Video: French and Greek Elections Were Not Proof Austerity Doesn’t Work

Over the weekend France elected a new president, the Greeks shuffled their parliamentary make up, and Germany’s leading party lost some local elections. The votes are viewed as a push back against the way European governments have handled the continent’s sovereign debt crisis. Some analysts have been quick to argue that this proves austerity doesn’t work.

And that is the basis of the debate in the video below, a panel discussion from RT last night. However, I argue that this doesn’t prove much of anything about austerity in general. Citizenry are not to be blamed for being upset with austerity measures. The whole point is that it doesn’t feel good to get your fiscal house in order after a spending binge. The democratic reaction doesn’t suggest the viability of the plan’s capacity to achieve its goal of reducing government debt.

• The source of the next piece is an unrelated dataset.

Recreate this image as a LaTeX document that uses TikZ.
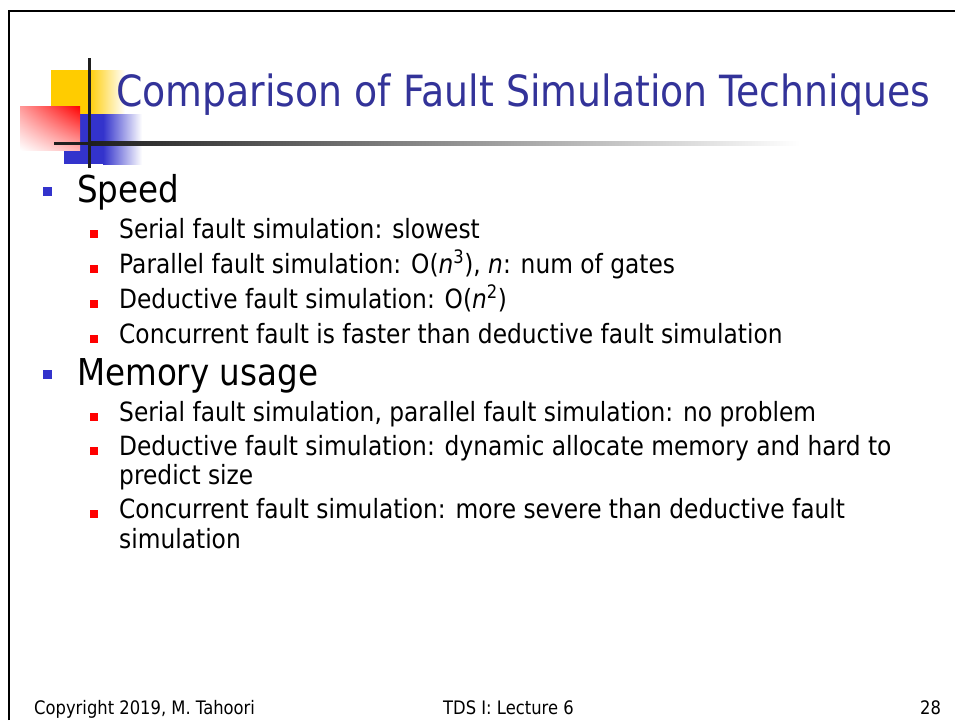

While the elections don’t say anything about the viability of the idea of austerity, at least the Greek election suggests that the form that austerity has taken in Greece is not the best approach. The big winners in the parliamentary elections were groups that despise outsiders and want to take back control of their country. Their win was the Greek people (at least the very low 65 percent of them that turned out to vote) saying it is unfair for Greece to take sharp budget cuts while still being saddled by the Euro so that the rest of Europe can avoid GDP losses that would occur if Greece left the European monetary union today. Eventually they will have to leave, but for now Europe gets to wall off that threat and plan for an orderly break.

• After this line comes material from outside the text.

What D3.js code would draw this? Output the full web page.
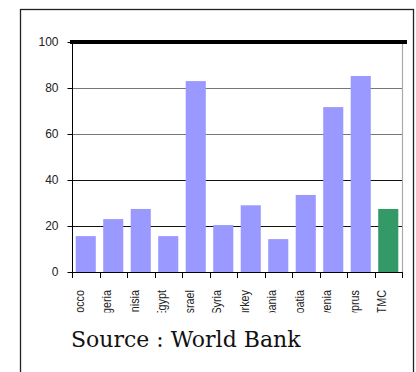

In France, the election could also be seen as a nationalistic movement. All indications are that the vote was more anti-Sarkozy then pro-Hollande. There is a bit of populism that likes his tax the rich mentality. But Hollande seem to win over France with his Mr. Normal pitch vs. Sarkozy’s flashy style that has worn out its welcome in France. Moreover, there could be some frustration in France that Sarkozy allowed Germany so much run of the house on the debt crisis negotiations. Germany will now have to deal with a more nationalistic government when sorting out coordinated actions to bail each other out.

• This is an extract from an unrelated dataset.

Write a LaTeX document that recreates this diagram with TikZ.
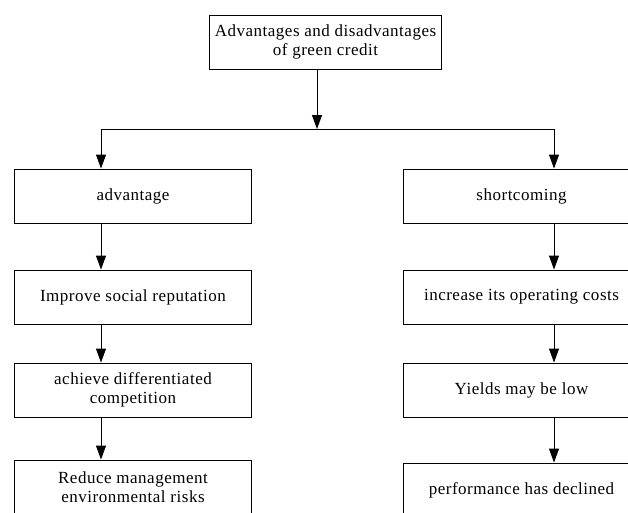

(Side note on Greece: it is unlikely they will be able to form a government that lasts. The two parties receiving the most votes only form about 30 percent of the parliament, making it necessary for a big tent coalition to work out in order to avoid a new election. And even if that happens, such a coalition will be very susceptible to the need to make big decisions on budget cuts and handling negotiations with the rest of Europe. Further complicating the matter is the scatter shot approach that the Greek populace took in their choice of representatives this year. Not only did a far-right, neo-nazi group get 20 seats, but a far-left, old line communist group also got more votes then they’d seen in a long time. History does not need to be consulted that far back to suggest that the combination these two failed ideologies mixing as one is not likely to be the chemistry needed to get Greece on solid footing.)